Supplied information:
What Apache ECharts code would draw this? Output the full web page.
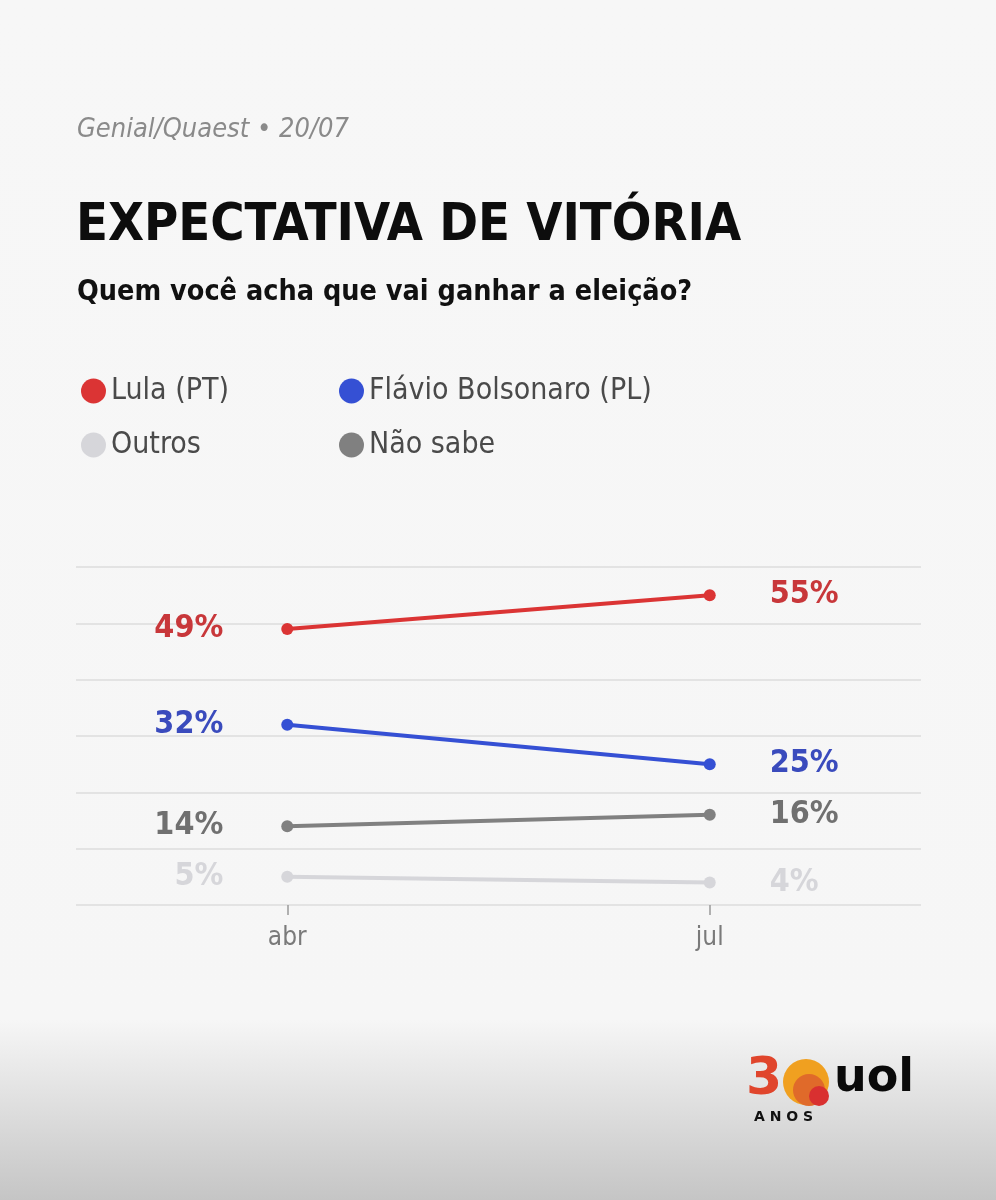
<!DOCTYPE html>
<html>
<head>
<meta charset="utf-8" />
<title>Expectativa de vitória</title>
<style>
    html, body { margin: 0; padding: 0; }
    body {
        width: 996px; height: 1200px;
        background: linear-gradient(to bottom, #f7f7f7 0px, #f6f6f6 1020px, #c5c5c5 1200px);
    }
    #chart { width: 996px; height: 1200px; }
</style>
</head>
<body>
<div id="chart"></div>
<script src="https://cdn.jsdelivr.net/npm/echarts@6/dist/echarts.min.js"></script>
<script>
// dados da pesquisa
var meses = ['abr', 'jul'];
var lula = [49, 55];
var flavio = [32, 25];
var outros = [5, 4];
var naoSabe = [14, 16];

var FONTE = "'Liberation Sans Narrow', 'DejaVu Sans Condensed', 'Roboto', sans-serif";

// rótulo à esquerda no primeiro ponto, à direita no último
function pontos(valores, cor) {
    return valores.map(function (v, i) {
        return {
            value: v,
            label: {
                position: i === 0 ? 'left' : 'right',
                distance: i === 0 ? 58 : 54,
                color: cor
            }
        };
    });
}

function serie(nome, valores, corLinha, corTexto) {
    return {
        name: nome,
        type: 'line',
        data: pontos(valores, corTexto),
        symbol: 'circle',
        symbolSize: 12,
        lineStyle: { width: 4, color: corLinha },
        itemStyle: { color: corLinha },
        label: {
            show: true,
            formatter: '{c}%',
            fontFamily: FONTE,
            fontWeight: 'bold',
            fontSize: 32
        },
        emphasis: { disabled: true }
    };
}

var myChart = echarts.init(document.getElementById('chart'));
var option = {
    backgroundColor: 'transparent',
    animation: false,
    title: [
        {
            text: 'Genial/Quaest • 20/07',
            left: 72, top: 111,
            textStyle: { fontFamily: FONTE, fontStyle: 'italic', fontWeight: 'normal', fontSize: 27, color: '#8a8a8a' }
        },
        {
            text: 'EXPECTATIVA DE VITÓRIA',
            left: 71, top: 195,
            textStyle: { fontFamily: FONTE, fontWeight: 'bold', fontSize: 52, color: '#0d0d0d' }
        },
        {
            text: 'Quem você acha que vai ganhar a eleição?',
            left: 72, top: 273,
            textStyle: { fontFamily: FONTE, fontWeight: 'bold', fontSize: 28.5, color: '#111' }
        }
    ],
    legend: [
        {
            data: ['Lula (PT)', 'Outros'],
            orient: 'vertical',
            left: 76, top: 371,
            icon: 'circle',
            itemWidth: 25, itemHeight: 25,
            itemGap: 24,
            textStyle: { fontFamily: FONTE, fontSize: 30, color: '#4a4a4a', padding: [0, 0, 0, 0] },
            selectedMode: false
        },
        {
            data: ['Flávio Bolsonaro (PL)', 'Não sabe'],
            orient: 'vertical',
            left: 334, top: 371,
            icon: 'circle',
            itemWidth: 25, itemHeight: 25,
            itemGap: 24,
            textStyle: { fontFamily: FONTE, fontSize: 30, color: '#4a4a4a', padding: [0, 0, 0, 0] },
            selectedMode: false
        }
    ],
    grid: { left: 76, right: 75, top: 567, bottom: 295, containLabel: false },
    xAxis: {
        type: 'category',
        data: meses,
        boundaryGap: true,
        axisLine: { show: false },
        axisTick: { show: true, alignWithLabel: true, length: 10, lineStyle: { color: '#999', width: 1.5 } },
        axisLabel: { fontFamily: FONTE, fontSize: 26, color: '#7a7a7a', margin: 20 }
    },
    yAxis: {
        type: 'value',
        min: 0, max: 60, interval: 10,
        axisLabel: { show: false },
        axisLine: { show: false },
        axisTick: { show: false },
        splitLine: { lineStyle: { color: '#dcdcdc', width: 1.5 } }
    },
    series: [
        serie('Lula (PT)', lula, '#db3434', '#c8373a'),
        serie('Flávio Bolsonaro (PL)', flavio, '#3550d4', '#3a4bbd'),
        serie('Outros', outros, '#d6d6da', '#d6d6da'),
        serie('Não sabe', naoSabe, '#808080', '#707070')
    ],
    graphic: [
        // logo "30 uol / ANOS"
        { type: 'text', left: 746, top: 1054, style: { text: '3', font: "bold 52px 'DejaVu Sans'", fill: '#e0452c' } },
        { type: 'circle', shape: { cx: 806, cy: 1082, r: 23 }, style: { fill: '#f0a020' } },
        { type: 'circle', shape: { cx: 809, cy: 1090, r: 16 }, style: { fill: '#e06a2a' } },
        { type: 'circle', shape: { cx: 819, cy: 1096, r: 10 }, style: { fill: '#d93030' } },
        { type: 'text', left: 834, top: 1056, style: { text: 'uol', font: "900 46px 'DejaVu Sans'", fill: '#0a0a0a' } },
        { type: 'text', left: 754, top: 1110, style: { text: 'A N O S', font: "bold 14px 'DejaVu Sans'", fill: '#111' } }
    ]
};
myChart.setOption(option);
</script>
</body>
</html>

What is expected:
Restate the data above exactly, stripping out each image.

Solution:
What Apache ECharts code would draw this? Output the full web page.
<!DOCTYPE html>
<html>
<head>
<meta charset="utf-8" />
<title>Expectativa de vitória</title>
<style>
    html, body { margin: 0; padding: 0; }
    body {
        width: 996px; height: 1200px;
        background: linear-gradient(to bottom, #f7f7f7 0px, #f6f6f6 1020px, #c5c5c5 1200px);
    }
    #chart { width: 996px; height: 1200px; }
</style>
</head>
<body>
<div id="chart"></div>
<script src="https://cdn.jsdelivr.net/npm/echarts@6/dist/echarts.min.js"></script>
<script>
// dados da pesquisa
var meses = ['abr', 'jul'];
var lula = [49, 55];
var flavio = [32, 25];
var outros = [5, 4];
var naoSabe = [14, 16];

var FONTE = "'Liberation Sans Narrow', 'DejaVu Sans Condensed', 'Roboto', sans-serif";

// rótulo à esquerda no primeiro ponto, à direita no último
function pontos(valores, cor) {
    return valores.map(function (v, i) {
        return {
            value: v,
            label: {
                position: i === 0 ? 'left' : 'right',
                distance: i === 0 ? 58 : 54,
                color: cor
            }
        };
    });
}

function serie(nome, valores, corLinha, corTexto) {
    return {
        name: nome,
        type: 'line',
        data: pontos(valores, corTexto),
        symbol: 'circle',
        symbolSize: 12,
        lineStyle: { width: 4, color: corLinha },
        itemStyle: { color: corLinha },
        label: {
            show: true,
            formatter: '{c}%',
            fontFamily: FONTE,
            fontWeight: 'bold',
            fontSize: 32
        },
        emphasis: { disabled: true }
    };
}

var myChart = echarts.init(document.getElementById('chart'));
var option = {
    backgroundColor: 'transparent',
    animation: false,
    title: [
        {
            text: 'Genial/Quaest • 20/07',
            left: 72, top: 111,
            textStyle: { fontFamily: FONTE, fontStyle: 'italic', fontWeight: 'normal', fontSize: 27, color: '#8a8a8a' }
        },
        {
            text: 'EXPECTATIVA DE VITÓRIA',
            left: 71, top: 195,
            textStyle: { fontFamily: FONTE, fontWeight: 'bold', fontSize: 52, color: '#0d0d0d' }
        },
        {
            text: 'Quem você acha que vai ganhar a eleição?',
            left: 72, top: 273,
            textStyle: { fontFamily: FONTE, fontWeight: 'bold', fontSize: 28.5, color: '#111' }
        }
    ],
    legend: [
        {
            data: ['Lula (PT)', 'Outros'],
            orient: 'vertical',
            left: 76, top: 371,
            icon: 'circle',
            itemWidth: 25, itemHeight: 25,
            itemGap: 24,
            textStyle: { fontFamily: FONTE, fontSize: 30, color: '#4a4a4a', padding: [0, 0, 0, 0] },
            selectedMode: false
        },
        {
            data: ['Flávio Bolsonaro (PL)', 'Não sabe'],
            orient: 'vertical',
            left: 334, top: 371,
            icon: 'circle',
            itemWidth: 25, itemHeight: 25,
            itemGap: 24,
            textStyle: { fontFamily: FONTE, fontSize: 30, color: '#4a4a4a', padding: [0, 0, 0, 0] },
            selectedMode: false
        }
    ],
    grid: { left: 76, right: 75, top: 567, bottom: 295, containLabel: false },
    xAxis: {
        type: 'category',
        data: meses,
        boundaryGap: true,
        axisLine: { show: false },
        axisTick: { show: true, alignWithLabel: true, length: 10, lineStyle: { color: '#999', width: 1.5 } },
        axisLabel: { fontFamily: FONTE, fontSize: 26, color: '#7a7a7a', margin: 20 }
    },
    yAxis: {
        type: 'value',
        min: 0, max: 60, interval: 10,
        axisLabel: { show: false },
        axisLine: { show: false },
        axisTick: { show: false },
        splitLine: { lineStyle: { color: '#dcdcdc', width: 1.5 } }
    },
    series: [
        serie('Lula (PT)', lula, '#db3434', '#c8373a'),
        serie('Flávio Bolsonaro (PL)', flavio, '#3550d4', '#3a4bbd'),
        serie('Outros', outros, '#d6d6da', '#d6d6da'),
        serie('Não sabe', naoSabe, '#808080', '#707070')
    ],
    graphic: [
        // logo "30 uol / ANOS"
        { type: 'text', left: 746, top: 1054, style: { text: '3', font: "bold 52px 'DejaVu Sans'", fill: '#e0452c' } },
        { type: 'circle', shape: { cx: 806, cy: 1082, r: 23 }, style: { fill: '#f0a020' } },
        { type: 'circle', shape: { cx: 809, cy: 1090, r: 16 }, style: { fill: '#e06a2a' } },
        { type: 'circle', shape: { cx: 819, cy: 1096, r: 10 }, style: { fill: '#d93030' } },
        { type: 'text', left: 834, top: 1056, style: { text: 'uol', font: "900 46px 'DejaVu Sans'", fill: '#0a0a0a' } },
        { type: 'text', left: 754, top: 1110, style: { text: 'A N O S', font: "bold 14px 'DejaVu Sans'", fill: '#111' } }
    ]
};
myChart.setOption(option);
</script>
</body>
</html>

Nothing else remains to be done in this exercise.